Ça ne me plaît pas du tout, et c’est un argument de plus pour m’inquiéter : j’ai l’impression que je suis jaloux. Ça me rend triste d’y penser. J’en veux à M*. Qu’est-ce que je lui veux donc, à B* ?
Cette nuit, j’ai rêvé qu’on était au lycée, avec B* et plusieurs autres personnes. Je parviens à isoler B*, je lui dis que je veux discuter avec lui. On va s’assoir ensemble quelque part et je lui raconte mes doutes, mes inquiétudes, tout ce que j’ai écrit ces derniers jours dans le carnet. Et il a été de bon conseil : il m’a dit que je devais arrêter de me prendre la tête. Que si j’ai envie que les autres soient au courant, eh bien, je n’ai qu’à le leur dire. Et si je m’aperçois plus tard que je me suis trompé ? Eh bien, ce n’est pas grave, je n’aurai qu’à le dire aussi. À propos de mon autre inquiétude (si une fille s’intéresse à moi et tente de me séduire, je pourrais me rendre compte que je ne suis pas fermé à ça, mais si elle me croit pédé, elle n’essaiera rien), il me dit que rien n’est moins sûr : si elle est déterminée, elle essaiera quand même.

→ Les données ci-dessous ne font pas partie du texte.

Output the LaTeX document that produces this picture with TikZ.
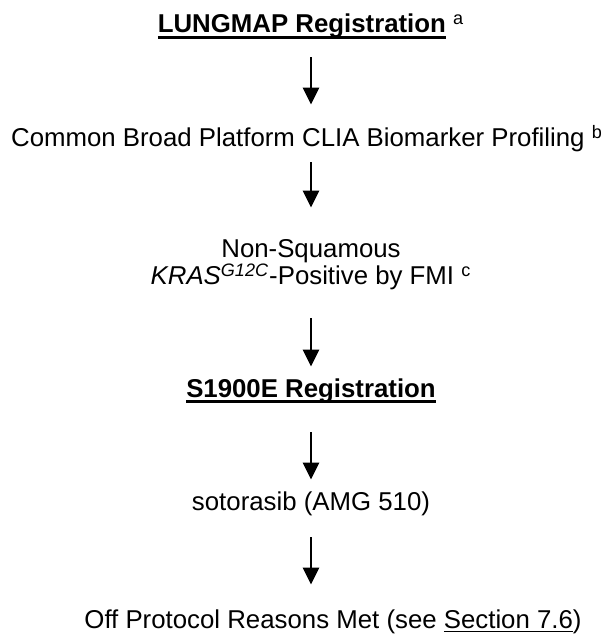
\documentclass[tikz,border=0pt]{standalone}
\usepackage{fontspec}
\setmainfont{Liberation Sans}
\usetikzlibrary{arrows.meta}

% thick rule under the registration steps
\newcommand{\thickul}[1]{\setbox0\hbox{#1}\rlap{\raisebox{-2.8pt}{\rule{\wd0}{1.2pt}}}\box0\relax}
\newcommand{\thinul}[1]{\setbox0\hbox{#1}\rlap{\raisebox{-2.2pt}{\rule{\wd0}{0.5pt}}}\box0\relax}

\begin{document}
\begin{tikzpicture}[x=0.5pt,y=-0.5pt,
  stage/.style={anchor=base,inner sep=0pt,text height=9pt,text depth=2.5pt,
                font=\fontsize{12.9}{15.5}\selectfont},
  regstage/.style={stage,font=\fontsize{12.9}{15.5}\selectfont\bfseries},
  flow/.style={line width=1.3pt,-{Triangle[width=8pt,length=8.5pt]}}]
%\draw[help lines] (0,0) grid[step=50] (606,635);
\useasboundingbox (0,0) rectangle (606,635);

% x of the arrows
\pgfmathsetmacro{\Xmid}{311};

% the steps, by baseline
\node[regstage] (lungmap) at (\Xmid,33) {\thickul{LUNGMAP Registration} \textsuperscript{\mdseries a}};
\node[stage] (profiling) at (\Xmid-4,147) {Common Broad Platform CLIA Biomarker Profiling \textsuperscript{b}};
\node[stage] (nonsq) at (\Xmid,258) {Non-Squamous};
\node[stage] (kras) at (\Xmid,285) {\textit{KRAS}\textsuperscript{\textit{G12C}}-Positive by FMI \textsuperscript{c}};
\node[regstage] (s1900e) at (\Xmid,397) {\thickul{S1900E Registration}};
\node[stage] (soto) at (\Xmid,510) {sotorasib (AMG 510)};
\node[stage] (offprot) at (333,628) {Off Protocol Reasons Met (see \thinul{Section 7.6})};

% arrows between the steps
\draw [flow,shorten <=9.5pt,shorten >=12pt] (lungmap.south) -- (lungmap.south |- profiling.north);
\draw [flow,shorten <=5pt,shorten >=16pt] (profiling.south -| nonsq.north) -- (nonsq.north);
\draw [flow,shorten <=14pt,shorten >=6pt] (kras.south) -- (kras.south |- s1900e.north);
\draw [flow,shorten <=15pt,shorten >=6pt] (s1900e.south) -- (s1900e.south |- soto.north);
\draw [flow,shorten <=11pt,shorten >=12.5pt] (soto.south) -- (soto.south |- offprot.north);
\end{tikzpicture}
\end{document}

Il n’a pas tort. Un homo qui tombe amoureux d’un mec hétéro, il peut tenter sa chance : même si l’autre se croit hétéro, il n’est peut-être pas hermétique à l’idée d’essayer avec un mec. Ça peut arriver. Bon, ce rêve était à la fois réaliste et très cohérent (pas de changement de décor impromptu, ni d’inversion de personnages).

Cette rubrique « Carnets » reprend le journal que j’ai commencé à tenir en 2003. Dans ce carnet no3 (Finalement, c’est comme tout, on s’y habitue, 19 janvier – 15 mars 2005), j’ai dix-sept ans.